Sur un autre plan, et s’agissant des réserves de change auprès de la Banque
Centrale de Tunisie, le solde s’élevant au 31 décembre 2010 à 13 000 millions de
dinars a d’abord servi à un remboursement de l’ordre de 880 millions de dinars
(450 millions d’euros) relatifs à des émissions obligataires venant à échéance
en avril 2011. Le solde de l’ordre de 12 120 millions de dinars devra aussi
couvrir une autre échéance de remboursement de 250 millions de dinars (15
milliards de yen) prévue au mois de septembre 2011. Soit au total, pour 2011, un
montant de 1 130 millions de dinars des réserves de changes consacrées au
remboursement des émissions obligataires internationales.

Dans le même temps, il va falloir au moins dégager une enveloppe de 3 500
millions de dinars (près de 1 840 millions d’euros) de réserves de précaution au
titre d’un déficit supplémentaire escompté du solde de la balance des paiements
du fait de la baisse prévue au titre des mouvements de capitaux et opérations
financières pour 20115, ce qui limite la marge de manœuvre de la BCT à un
montant maximal prévu de l’ordre de 8 730 millions de dinars des réserves de
change, ce qui représentera près de 90 jours d’importations, la marge minimale
de prudence prévue à cet effet par les instances internationales.

Qu’avons-nous au total.
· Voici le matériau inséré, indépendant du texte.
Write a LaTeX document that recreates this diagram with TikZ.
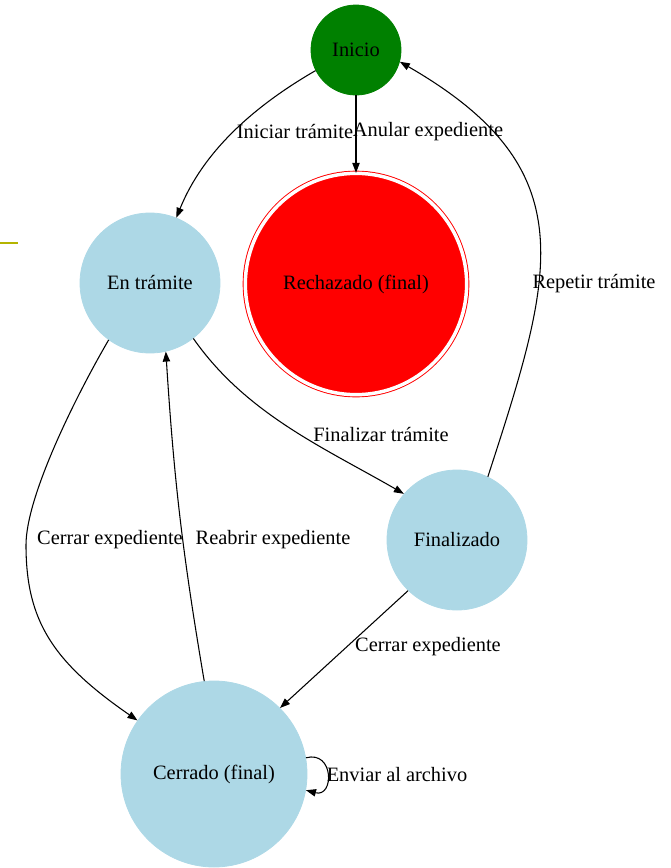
\documentclass[tikz,border=0pt]{standalone}
\usepackage{fontspec}
\setmainfont{Liberation Serif}
\usepackage{tikz}
\usetikzlibrary{arrows.meta,calc}
\definecolor{azulC}{HTML}{ADD8E6}
\definecolor{verdeI}{HTML}{008000}
\definecolor{rojoF}{HTML}{FF0000}
\definecolor{oliva}{HTML}{B4B400}
\tikzset{
  estado/.style={circle, fill=#1, draw=#1, line width=0.6pt, inner sep=0pt,
                 font=\fontsize{15.3}{17}\selectfont},
  final/.style={estado=rojoF, double=white, double distance=2.6pt, line width=0.7pt},
  etiq/.style={inner sep=0pt, font=\fontsize{15.3}{17}\selectfont},
  flecha/.style={-{Triangle[length=7.5pt,width=5.5pt]}, line width=0.8pt, draw=black},
}
\begin{document}
\begin{tikzpicture}[x=0.75pt, y=-0.75pt]
    \useasboundingbox (0,0) rectangle (671,868);
    \draw[oliva, line width=0.8pt] (0,243) -- (18,243);
    % estados
    \node[estado=verdeI, minimum size=67.5pt] (inicio) at (356,50) {Inicio};
    \node[final, minimum size=166pt] (rech) at (356,284) {Rechazado (final)};
    \node[estado=azulC, minimum size=105pt] (entr) at (150,283) {En trámite};
    \node[estado=azulC, minimum size=105pt] (fin) at (457,540) {Finalizado};
    \node[estado=azulC, minimum size=139.5pt] (cerr) at (214,774) {Cerrado (final)};
    % etiquetas
    \node[etiq] (l1) at (295,132) {Iniciar trámite};
    \node[etiq] (l2) at (428,132) {Anular expediente};
    \node[etiq] (l3) at (594,284) {Repetir trámite};
    \node[etiq] (l4) at (381,435) {Finalizar trámite};
    \node[etiq] (l5) at (110,540) {Cerrar expediente};
    \node[etiq] (l6) at (273,540) {Reabrir expediente};
    \node[etiq] (l7) at (428,647) {Cerrar expediente};
    \node[etiq] (l8) at (397,775) {Enviar al archivo};
    % transiciones
    \draw[flecha] (inicio.207) to[out=210, in=68, looseness=0.9] (entr.68);
    \draw[flecha] (inicio) -- (rech);
    \draw[flecha] (fin.64) to[out=72, in=-30, looseness=1.3] (inicio.-15);
    \draw[flecha] (entr.-52) to[out=-55, in=150, looseness=0.9] (fin.139);
    \draw[flecha] (entr.-126) .. controls (76,396) and (26,496) .. (26,545)
                  .. controls (26,621) and (53,662) .. (cerr.145);
    \draw[flecha] (cerr.96) to[bend left=3] (entr.-77);
    \draw[flecha] (fin.-134) -- (cerr.45);
    \draw[flecha] (cerr.10) to[out=15, in=-15, distance=22pt] (cerr.-10);
\end{tikzpicture}
\end{document}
Outre les dons reçus de l’ordre de 200 millions de
dinars (dont 67 millions de dinars de l’UE), la mobilisation de ressources au
titre de la dette externe est escomptée jusque-là à une enveloppe sans précédent
de l’ordre de 9 407 millions de dinars au titre de l’année 2011, et répartis
comme suit:

– 2 257 millions de dinars, affecté au budget de l’Etat, et alloué au
remboursement de la dette extérieure suite à l’augmentation de l’enveloppe que
compte contracter le gouvernement,

– 7 150 millions de dinars (5 milliards de dollars), hors budget de l’Etat,
affectés à des fonds dédiés et crédits d’investissement programmés au titre du
financement externe du programme économique et social pour l’année 2011 (dont 2
250 millions de dinars de crédits directs au titre de la coopération
multilatérale ou bilatérale et 326 millions de dinars, au titre d’un crédit
d’infrastructure alloué par la BEI).